ASUC Judicial Council invalidates penalties presented to Defend Affirmative Action Party candidates

On Monday, the ASUC Judicial Council invalidated penalties presented to 13 Defend Affirmative Action Party candidates after a settlement offered by the ASUC Elections Council, on the grounds that the Judicial Council was not involved in the settlement process.

In response to the decision, however, the Elections Council decided in the late hours of Monday to move forward with filing new charges against all 13 DAAP candidates, this time suggesting that all of them be disqualified.

After the 13 DAAP candidates left a mandatory meeting March 18 during intermission, the Elections Council provided the candidates, in an email, options to accept one censure or be disqualified from participating in the election. While 12 DAAP senate candidates accepted the censure, Alison McDonald, DAAP’s academic affairs vice presidential candidate who is also running for senate, received email notice that she was disqualified for her failure to accept the censure.

Neither McDonald nor DAAP presidential candidate and party chair David Douglass could immediately be reached for comment Monday night.

The ASUC bylaws stipulate that all candidates must attend the meeting to be eligible to participate in the election but do not specify whether the candidates must stay for the duration of the meeting. But the Elections Council requires candidates to stay for the entire meeting.

Five censures are required to disqualify a candidate, and censures and disqualifications can only be issued by the Judicial Council.

In its decision, the Judicial Council rejected the earlier disqualification and censures on the grounds that the settlements provided to the DAAP candidates were not “appropriate alternatives.”

“The Elections Council and (ASUC Attorney General) Kevin Sabo do not have the jurisdiction, in this instance, to disqualify candidates in this manner,” said Nicolette Roger, chief justice of the Judicial Council. “In misrepresenting that to the candidates, we thought it was not a fair settlement.”

In its summary judgment of ASUC v.

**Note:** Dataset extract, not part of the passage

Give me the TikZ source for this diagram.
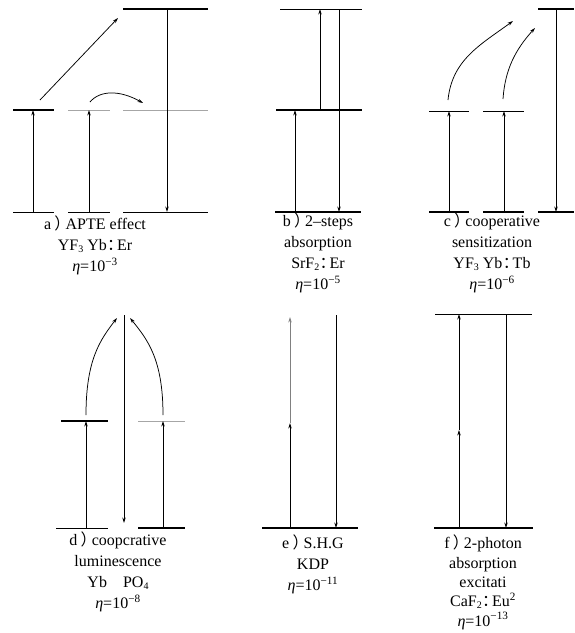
\documentclass[tikz,border=0pt]{standalone}
\usepackage{fontspec}
\setmainfont{Liberation Serif}
\newfontfamily\cjk{Noto Sans CJK SC}
\usetikzlibrary{arrows.meta}
\newcommand{\fp}{\kern0.2em{\cjk ）}\kern-0.3em}
\newcommand{\fc}{{\cjk\kern0.02em：\kern-0.38em}}
\newcommand{\lsub}[1]{\raisebox{-0.25ex}{\fontsize{10}{10}\selectfont #1}}
\begin{document}
\begin{tikzpicture}[x=1pt,y=-1pt,
  lvl/.style={line width=1.1pt},
  lvlthin/.style={line width=0.7pt},
  lvlgray/.style={line width=1pt,gray!70},
  arr/.style={line width=0.75pt,-{Stealth[length=5.5pt,width=3.4pt]}},
  lab/.style={align=center,font=\fontsize{16}{21}\selectfont,inner sep=0pt,anchor=north}]
\useasboundingbox (0,0) rectangle (574,633);
% ---------- panel a ----------
\coordinate (a1g0) at (13,212); \coordinate (a1g1) at (54,212);
\coordinate (a2g0) at (68,212); \coordinate (a2g1) at (110,212);
\coordinate (a3g0) at (123,212); \coordinate (a3g1) at (208,212);
\coordinate (a1m0) at (13,110); \coordinate (a1m1) at (54,110);
\coordinate (a2m0) at (68,110); \coordinate (a2m1) at (110,110);
\coordinate (a3m0) at (123,110); \coordinate (a3m1) at (208,110);
\coordinate (a3t0) at (123,9); \coordinate (a3t1) at (208,9);
\draw[lvlthin] (a1g0) -- (a1g1); \draw[lvlthin] (a2g0) -- (a2g1); \draw[lvlthin] (a3g0) -- (a3g1);
\draw[lvl] (a1m0) -- (a1m1); \draw[lvlgray] (a2m0) -- (a2m1); \draw[lvlgray] (a3m0) -- (a3m1);
\draw[lvl] (a3t0) -- (a3t1);
\coordinate (aup1s) at (33,212); \coordinate (aup1e) at (33,110);
\coordinate (aup2s) at (89,212); \coordinate (aup2e) at (89,110);
\coordinate (adns) at (167,9); \coordinate (adne) at (167,212);
\coordinate (adgs) at (40,100); \coordinate (adge) at (118,18);
\coordinate (awvs) at (90,102); \coordinate (awve) at (143,103);
\draw[arr] (aup1s) -- (aup1e);
\draw[arr] (aup2s) -- (aup2e);
\draw[arr] (adns) -- (adne);
\draw[arr] (adgs) -- (adge);
\draw[arr] (awvs) .. controls (100,90) and (120,90) .. (awve);
\node[lab] (la) at (95,216) {a\fp APTE effect\\YF\lsub{3} Yb\fc Er\\\textit{η}=10\textsuperscript{−3}};
% ---------- panel b ----------
\coordinate (bt0) at (280,9); \coordinate (bt1) at (362,9);
\coordinate (bm0) at (276,110); \coordinate (bm1) at (362,110);
\coordinate (bg0) at (275,212); \coordinate (bg1) at (361,212);
\draw[lvlthin] (bt0) -- (bt1); \draw[lvl] (bm0) -- (bm1); \draw[lvl] (bg0) -- (bg1);
\coordinate (bu1s) at (295,212); \coordinate (bu1e) at (295,110);
\coordinate (bu2s) at (320,110); \coordinate (bu2e) at (320,9);
\coordinate (bds) at (339,9); \coordinate (bde) at (339,212);
\draw[arr] (bu1s) -- (bu1e); \draw[arr] (bu2s) -- (bu2e); \draw[arr] (bds) -- (bde);
\node[lab] (lb) at (318,213) {b\fp 2–steps\\absorption\\SrF\lsub{2}\fc Er\\\textit{η}=10\textsuperscript{−5}};
% ---------- panel c ----------
\coordinate (c1g0) at (429,212); \coordinate (c1g1) at (469,212);
\coordinate (c2g0) at (483,212); \coordinate (c2g1) at (524,212);
\coordinate (c3g0) at (538,212); \coordinate (c3g1) at (574,212);
\coordinate (c1m0) at (429,111); \coordinate (c1m1) at (469,111);
\coordinate (c2m0) at (483,111); \coordinate (c2m1) at (524,111);
\coordinate (c3t0) at (538,9); \coordinate (c3t1) at (574,9);
\draw[lvl] (c1g0) -- (c1g1); \draw[lvl] (c2g0) -- (c2g1); \draw[lvl] (c3g0) -- (c3g1);
\draw[lvlthin] (c1m0) -- (c1m1); \draw[lvlthin] (c2m0) -- (c2m1);
\draw[lvl] (c3t0) -- (c3t1);
\coordinate (cu1s) at (449,212); \coordinate (cu1e) at (449,111);
\coordinate (cu2s) at (504,212); \coordinate (cu2e) at (504,111);
\coordinate (cds) at (556,9); \coordinate (cde) at (556,212);
\draw[arr] (cu1s) -- (cu1e); \draw[arr] (cu2s) -- (cu2e); \draw[arr] (cds) -- (cde);
\coordinate (cc1s) at (448,100); \coordinate (cc1e) at (513,21);
\coordinate (cc2s) at (503,99); \coordinate (cc2e) at (535,28);
\draw[arr] (cc1s) .. controls (452,60) and (480,45) .. (cc1e);
\draw[arr] (cc2s) .. controls (505,70) and (515,50) .. (cc2e);
\node[lab] (lc) at (492,213) {c\fp cooperative\\sensitization\\YF\lsub{3} Yb\fc Tb\\\textit{η}=10\textsuperscript{−6}};
% ---------- panel d ----------
\coordinate (d1g0) at (56,528); \coordinate (d1g1) at (108,528);
\coordinate (d2g0) at (138,528); \coordinate (d2g1) at (185,528);
\coordinate (d1m0) at (61,421); \coordinate (d1m1) at (108,421);
\coordinate (d2m0) at (138,421); \coordinate (d2m1) at (185,421);
\draw[lvlthin] (d1g0) -- (d1g1); \draw[line width=1.4pt] (d2g0) -- (d2g1);
\draw[lvl] (d1m0) -- (d1m1); \draw[lvlgray] (d2m0) -- (d2m1);
\coordinate (du1s) at (86,528); \coordinate (du1e) at (86,421);
\coordinate (du2s) at (163,528); \coordinate (du2e) at (163,421);
\coordinate (dds) at (124,315); \coordinate (dde) at (124,523);
\draw[arr] (du1s) -- (du1e); \draw[arr] (du2s) -- (du2e); \draw[arr] (dds) -- (dde);
\coordinate (dc1s) at (86,415); \coordinate (dc1e) at (117,318);
\coordinate (dc2s) at (163,415); \coordinate (dc2e) at (130,318);
\draw[arr] (dc1s) .. controls (86,360) and (100,340) .. (dc1e);
\draw[arr] (dc2s) .. controls (163,360) and (148,340) .. (dc2e);
\node[lab] (ld) at (118,532) {d\fp coopcrative\\luminescence\\Yb\quad PO\lsub{4}\\\textit{η}=10\textsuperscript{−8}};
% ---------- panel e ----------
\coordinate (eg0) at (262,528); \coordinate (eg1) at (358,528);
\draw[lvl] (eg0) -- (eg1);
\coordinate (eu1s) at (290,528); \coordinate (eu1e) at (290,423);
\coordinate (eu2e) at (290,317);
\coordinate (eds) at (336,315); \coordinate (ede) at (336,528);
\draw[arr] (eu1s) -- (eu1e);
\draw[arr,gray] (eu1e) -- (eu2e);
\draw[arr] (eds) -- (ede);
\node[lab] (le) at (313,535) {e\fp S.H.G\\KDP\\\textit{η}=10\textsuperscript{−11}};
% ---------- panel f ----------
\coordinate (ft0) at (435,314); \coordinate (ft1) at (532,314);
\coordinate (fg0) at (434,528); \coordinate (fg1) at (533,528);
\draw[lvlthin] (ft0) -- (ft1); \draw[lvl] (fg0) -- (fg1);
\coordinate (fu1s) at (459,528); \coordinate (fu1e) at (459,430);
\coordinate (fu2e) at (459,314);
\coordinate (fds) at (506,314); \coordinate (fde) at (506,528);
\draw[arr,line width=0.5pt] (fu1s) -- (fu1e);
\draw[arr,line width=0.9pt] (fu1e) -- (fu2e);
\draw[arr] (fds) -- (fde);
\node[lab,font=\fontsize{16}{19.3}\selectfont] (lf) at (483,535) {f\fp 2-photon\\absorption\\excitati\\CaF\lsub{2}\fc Eu\textsuperscript{2}\\\textit{η}=10\textsuperscript{−13}};
\end{tikzpicture}
\end{document}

Corona et al., the Judicial Council said an appropriate settlement would be offering candidates the option to either accept one censure or potentially face charges by the attorney general, which could result in disqualification by the Judicial Council upon judgment.

DAAP also recently filed charges with the Judicial Council against Sabo and the rest of the Elections Council. In a charge sheet, the party alleged that the Elections Council has, without the approval of the ASUC Senate, created new laws that are unconstitutional under the ASUC and U.S. constitutions. The charges allege harassment of DAAP candidates by an Elections Council member and that the Elections Council has placed invasive restrictions on campaigning not in the ASUC bylaws.

“We’ve been really having to fight for democracy and free speech in this year’s elections,” Douglass said earlier Monday evening.

Sabo said he plans to file a brief in response to the allegations in the near future.

The Judicial Council will make an official decision about the DAAP charges at a hearing Tuesday night, which will take place at the Goldman School of Public Policy at 9:30 p.m. The Judicial Council will decide if and when to hear the Election Council’s latest charges after they are formally filed.